This week we want to explore book recommendation data as a graph. And what better source for that than goodreads.
If you rather watch the recording of our livestream, enjoy it here, otherwise keep on reading.
I found a well sized dataset on Kaggle that has the following files
-
books.csv (10k books and authors)
-
tags.csv (230k tags)
-
book_tags.csv (1M tags for books)
-
ratings.csv (53k ratings)
-
to_read.csv (53k to read intentions)
This should pretty well into our free database limits on AuraDB, except for the tags.

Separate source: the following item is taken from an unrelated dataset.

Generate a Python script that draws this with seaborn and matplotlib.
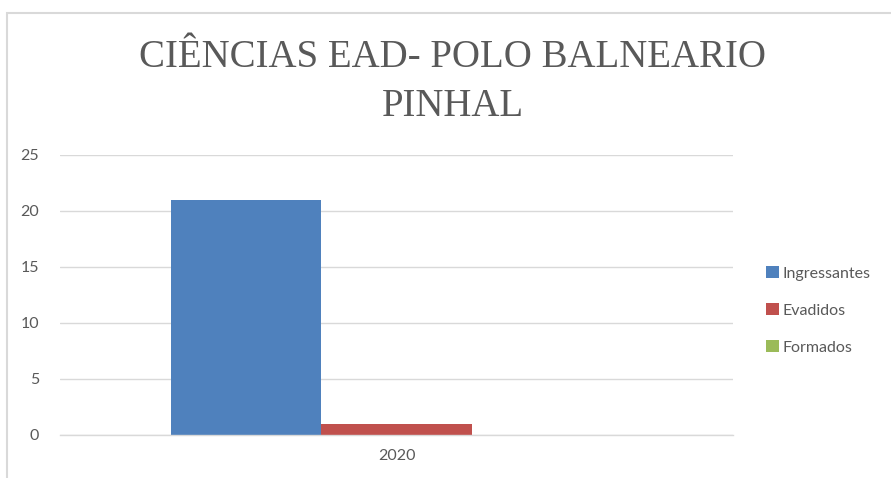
import pandas as pd
import seaborn as sns
import matplotlib.pyplot as plt
from matplotlib.patches import Rectangle

anos = ["2020"]
series = ["Ingressantes", "Evadidos", "Formados"]
valores = [21, 1, 0]
cores = ["#4F81BD", "#C0504D", "#9BBB59"]

df = pd.DataFrame({"Ano": anos * len(series), "Serie": series, "Valor": valores})

sns.set_style("white")
plt.rcParams['font.family'] = ['Lato', 'DejaVu Sans']

fig = plt.figure(figsize=(8.91, 4.78), dpi=100)
ax = fig.add_axes([60 / 891, 1 - 435 / 478, 673 / 891, 280 / 478])

sns.barplot(data=df, x="Ano", y="Valor", hue="Serie", palette=cores,
            width=0.669, saturation=1, linewidth=0, ax=ax, legend=True)

ax.set_ylim(0, 25)
ax.set_xlim(-0.5, 0.5)
ax.set_yticks(range(0, 26, 5))
ax.yaxis.grid(True, color="#D9D9D9", linewidth=1)
ax.set_axisbelow(True)
for s in ax.spines.values():
    s.set_visible(False)
ax.spines["bottom"].set_visible(True)
ax.spines["bottom"].set_color("#D9D9D9")
ax.spines["bottom"].set_linewidth(1)
ax.tick_params(length=0, labelsize=11.5, colors="#595959")
ax.tick_params(axis="y", pad=15)
ax.tick_params(axis="x", pad=10)
ax.set_xlabel("")
ax.set_ylabel("")

leg = ax.legend(loc="center left", bbox_to_anchor=(1.027, 0.446), frameon=False,
                fontsize=11.5, handlelength=0.85, handleheight=0.85,
                handletextpad=0.2, labelspacing=1.38)
for t in leg.get_texts():
    t.set_color("#595959")

fig.text(0.508, 1 - 82 / 478, "CIÊNCIAS EAD- POLO BALNEARIO\nPINHAL",
         ha="center", va="center", fontsize=28, color="#595959",
         family="Liberation Serif", linespacing=1.45)

# chart frame
fig.patches.append(Rectangle((7 / 891, -0.1), 1.2, 1 - 13 / 478 + 0.1,
                             transform=fig.transFigure, fill=False,
                             edgecolor="#D9D9D9", linewidth=1.5))

plt.savefig("out.png", dpi=100)
plt.close()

Frankly those tags are also a mess, so many have been used only a few times, so we can limit our data to those that have at least 100 uses, which leaves us with 2081 tags.
As so often I use xsv
as a nice command line tool for CSV processing.
Here we join the data from the two tag-files together (by tag_id
) and only keep rows where the count
column has at least 3 digits (regexp).
xsv join tag_id tags.csv tag_id book_tags.csv | \
xsv search -s count "\d{3,}" | xsv count
xsv join tag_id tags.csv tag_id book_tags.csv | \
xsv search -s count "\d{3,}" | \
xsv select tag_id,goodreads_book_id,count \
> book_tags_reduced.csv
For the actual tags_reduced.csv
file we do the same but then have to de-duplciate ourselves.
We can use sort
and uniq
on a header-less tags file to de-duplicate the tags.
After our database is running, we can use the Import
button to open Data Importer
.
If you don’t want to do the steps manually you can click on the three dots …
and load the model with data zip file from here.
There we add our 5 CSV files to the left side and start drawing our model, follow the video for the individual steps.
-
create the nodes and relationships (drag from halo of the node)
-
name them and sometimes reverse the relationships
-
select a csv file for each element and map the columns from the file
-
rename / provide types for some fields (like ratings, year, count)
-
select an id field for nodes
The CSV files turn incrasingly green as you progress.
Then hit the Run Import
button to start the import, and provide the password that you hopefully saved!
Unfortunately not all data fits into our free database but it’s only 4k users and 12k ratings that are left behind, so not too much to worry.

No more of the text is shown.